*Problem*. Return exactly the lines that run from the beginning through the line containing "0.096, 0.094, 0.087]", both included, and no others.
***
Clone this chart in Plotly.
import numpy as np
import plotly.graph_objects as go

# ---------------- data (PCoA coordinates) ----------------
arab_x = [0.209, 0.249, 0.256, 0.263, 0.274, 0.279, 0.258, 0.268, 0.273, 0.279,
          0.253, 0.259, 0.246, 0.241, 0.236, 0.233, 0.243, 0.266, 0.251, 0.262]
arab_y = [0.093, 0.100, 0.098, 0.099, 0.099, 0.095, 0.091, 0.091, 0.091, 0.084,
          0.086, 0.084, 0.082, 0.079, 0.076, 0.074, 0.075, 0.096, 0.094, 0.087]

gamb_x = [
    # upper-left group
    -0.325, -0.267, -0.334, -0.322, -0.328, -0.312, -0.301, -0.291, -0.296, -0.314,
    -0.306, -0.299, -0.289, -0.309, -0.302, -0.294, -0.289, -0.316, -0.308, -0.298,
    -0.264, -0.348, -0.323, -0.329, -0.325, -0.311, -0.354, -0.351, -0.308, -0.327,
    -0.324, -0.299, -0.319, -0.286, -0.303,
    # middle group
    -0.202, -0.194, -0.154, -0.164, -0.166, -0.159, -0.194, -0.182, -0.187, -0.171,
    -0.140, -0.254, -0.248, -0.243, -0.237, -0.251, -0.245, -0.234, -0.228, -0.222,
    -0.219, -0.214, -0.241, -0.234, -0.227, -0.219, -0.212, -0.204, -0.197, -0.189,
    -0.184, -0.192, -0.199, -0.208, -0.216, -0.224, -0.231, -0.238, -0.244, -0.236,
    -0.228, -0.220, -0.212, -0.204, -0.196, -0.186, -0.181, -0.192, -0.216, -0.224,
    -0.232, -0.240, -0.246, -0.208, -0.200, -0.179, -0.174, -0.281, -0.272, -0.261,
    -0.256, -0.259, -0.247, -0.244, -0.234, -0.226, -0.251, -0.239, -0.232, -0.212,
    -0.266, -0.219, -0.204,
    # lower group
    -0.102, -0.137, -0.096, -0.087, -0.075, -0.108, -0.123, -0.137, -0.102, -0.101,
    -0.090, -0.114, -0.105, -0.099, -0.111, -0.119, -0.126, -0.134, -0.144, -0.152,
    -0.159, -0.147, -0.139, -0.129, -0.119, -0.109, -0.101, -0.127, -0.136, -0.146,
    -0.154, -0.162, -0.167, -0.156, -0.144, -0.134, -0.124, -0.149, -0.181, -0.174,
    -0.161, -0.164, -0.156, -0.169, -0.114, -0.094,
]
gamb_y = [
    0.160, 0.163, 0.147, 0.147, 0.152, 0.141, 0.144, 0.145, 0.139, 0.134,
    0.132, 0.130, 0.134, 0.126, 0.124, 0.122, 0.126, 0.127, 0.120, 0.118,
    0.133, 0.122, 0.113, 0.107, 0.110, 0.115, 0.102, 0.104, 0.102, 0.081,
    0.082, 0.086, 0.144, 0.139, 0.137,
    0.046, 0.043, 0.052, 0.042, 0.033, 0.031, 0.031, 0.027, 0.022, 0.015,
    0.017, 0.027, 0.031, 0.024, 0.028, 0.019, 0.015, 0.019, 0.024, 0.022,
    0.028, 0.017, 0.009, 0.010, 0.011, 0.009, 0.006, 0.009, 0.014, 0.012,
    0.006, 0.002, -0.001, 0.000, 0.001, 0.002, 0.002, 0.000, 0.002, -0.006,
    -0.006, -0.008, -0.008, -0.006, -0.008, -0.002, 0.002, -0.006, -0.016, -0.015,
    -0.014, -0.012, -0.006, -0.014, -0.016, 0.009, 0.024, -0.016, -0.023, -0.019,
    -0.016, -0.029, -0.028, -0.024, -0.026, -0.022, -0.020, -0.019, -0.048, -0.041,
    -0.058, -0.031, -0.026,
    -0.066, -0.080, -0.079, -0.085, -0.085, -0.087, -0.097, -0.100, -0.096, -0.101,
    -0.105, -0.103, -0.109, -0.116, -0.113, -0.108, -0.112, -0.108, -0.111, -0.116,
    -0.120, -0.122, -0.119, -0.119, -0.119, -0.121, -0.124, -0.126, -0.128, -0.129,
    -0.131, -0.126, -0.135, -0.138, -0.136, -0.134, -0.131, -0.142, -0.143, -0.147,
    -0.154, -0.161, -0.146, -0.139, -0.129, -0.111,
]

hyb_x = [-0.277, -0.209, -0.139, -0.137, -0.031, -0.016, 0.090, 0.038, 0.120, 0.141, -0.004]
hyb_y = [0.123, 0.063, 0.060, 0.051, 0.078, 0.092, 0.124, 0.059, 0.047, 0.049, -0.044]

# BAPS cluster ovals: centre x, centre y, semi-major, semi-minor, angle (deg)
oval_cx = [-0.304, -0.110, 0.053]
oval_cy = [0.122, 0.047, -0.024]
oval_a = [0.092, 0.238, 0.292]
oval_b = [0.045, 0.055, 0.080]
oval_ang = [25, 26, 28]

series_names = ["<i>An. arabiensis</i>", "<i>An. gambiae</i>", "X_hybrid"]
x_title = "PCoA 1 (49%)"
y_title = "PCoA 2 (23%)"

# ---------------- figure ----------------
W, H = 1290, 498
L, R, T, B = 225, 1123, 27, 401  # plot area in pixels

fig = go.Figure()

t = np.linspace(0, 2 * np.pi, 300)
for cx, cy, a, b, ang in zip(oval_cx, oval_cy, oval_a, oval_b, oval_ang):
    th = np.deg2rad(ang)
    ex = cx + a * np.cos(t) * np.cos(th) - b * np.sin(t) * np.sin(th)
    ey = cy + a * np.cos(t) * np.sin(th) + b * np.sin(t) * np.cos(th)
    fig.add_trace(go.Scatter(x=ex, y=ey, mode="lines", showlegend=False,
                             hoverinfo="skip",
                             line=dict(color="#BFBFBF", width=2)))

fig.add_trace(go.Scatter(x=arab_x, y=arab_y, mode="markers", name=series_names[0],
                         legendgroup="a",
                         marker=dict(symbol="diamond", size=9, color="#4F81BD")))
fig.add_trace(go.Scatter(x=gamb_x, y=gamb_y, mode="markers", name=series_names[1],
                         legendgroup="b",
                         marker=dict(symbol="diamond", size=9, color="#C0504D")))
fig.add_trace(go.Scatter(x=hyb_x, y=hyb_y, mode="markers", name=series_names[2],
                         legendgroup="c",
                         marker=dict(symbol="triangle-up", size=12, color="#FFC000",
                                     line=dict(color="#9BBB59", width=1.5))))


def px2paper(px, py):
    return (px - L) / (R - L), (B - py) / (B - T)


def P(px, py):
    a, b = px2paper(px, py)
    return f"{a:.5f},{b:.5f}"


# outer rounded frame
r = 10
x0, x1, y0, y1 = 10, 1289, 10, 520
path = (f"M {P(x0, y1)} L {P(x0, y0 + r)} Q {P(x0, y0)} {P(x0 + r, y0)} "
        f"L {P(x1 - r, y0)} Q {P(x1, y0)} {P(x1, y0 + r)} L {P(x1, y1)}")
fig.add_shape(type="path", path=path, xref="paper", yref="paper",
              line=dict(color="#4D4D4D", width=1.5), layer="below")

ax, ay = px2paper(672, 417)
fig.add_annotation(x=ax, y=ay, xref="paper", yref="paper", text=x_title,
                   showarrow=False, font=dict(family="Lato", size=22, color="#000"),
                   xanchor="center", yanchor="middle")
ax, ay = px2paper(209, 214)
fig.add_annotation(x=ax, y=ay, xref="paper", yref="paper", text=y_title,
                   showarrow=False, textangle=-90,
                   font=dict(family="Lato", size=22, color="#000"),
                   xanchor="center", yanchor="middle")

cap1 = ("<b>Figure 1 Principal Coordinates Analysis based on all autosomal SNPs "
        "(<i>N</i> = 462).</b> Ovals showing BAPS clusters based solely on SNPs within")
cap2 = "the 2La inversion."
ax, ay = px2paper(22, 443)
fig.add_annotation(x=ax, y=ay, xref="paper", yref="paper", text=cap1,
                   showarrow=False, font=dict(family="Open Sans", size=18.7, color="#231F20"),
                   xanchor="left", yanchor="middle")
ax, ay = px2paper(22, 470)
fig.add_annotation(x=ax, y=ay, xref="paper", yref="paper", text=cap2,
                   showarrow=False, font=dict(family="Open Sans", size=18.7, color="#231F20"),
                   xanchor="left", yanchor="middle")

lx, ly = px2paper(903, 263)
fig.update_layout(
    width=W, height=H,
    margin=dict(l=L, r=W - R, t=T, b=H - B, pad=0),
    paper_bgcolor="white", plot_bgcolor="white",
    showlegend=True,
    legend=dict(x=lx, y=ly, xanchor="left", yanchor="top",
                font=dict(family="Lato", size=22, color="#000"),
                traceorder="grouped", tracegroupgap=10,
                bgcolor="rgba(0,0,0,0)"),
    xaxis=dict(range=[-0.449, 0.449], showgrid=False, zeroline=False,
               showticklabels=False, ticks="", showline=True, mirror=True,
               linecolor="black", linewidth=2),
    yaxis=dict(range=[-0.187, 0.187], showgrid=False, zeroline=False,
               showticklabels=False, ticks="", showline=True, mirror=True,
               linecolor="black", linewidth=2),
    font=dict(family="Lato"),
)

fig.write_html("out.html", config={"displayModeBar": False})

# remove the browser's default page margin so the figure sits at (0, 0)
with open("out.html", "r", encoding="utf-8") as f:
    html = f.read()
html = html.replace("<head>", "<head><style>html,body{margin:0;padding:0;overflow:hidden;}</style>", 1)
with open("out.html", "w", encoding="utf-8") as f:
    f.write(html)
***
*Written solution*.
Clone this chart in Plotly.
import numpy as np
import plotly.graph_objects as go

# ---------------- data (PCoA coordinates) ----------------
arab_x = [0.209, 0.249, 0.256, 0.263, 0.274, 0.279, 0.258, 0.268, 0.273, 0.279,
          0.253, 0.259, 0.246, 0.241, 0.236, 0.233, 0.243, 0.266, 0.251, 0.262]
arab_y = [0.093, 0.100, 0.098, 0.099, 0.099, 0.095, 0.091, 0.091, 0.091, 0.084,
          0.086, 0.084, 0.082, 0.079, 0.076, 0.074, 0.075, 0.096, 0.094, 0.087]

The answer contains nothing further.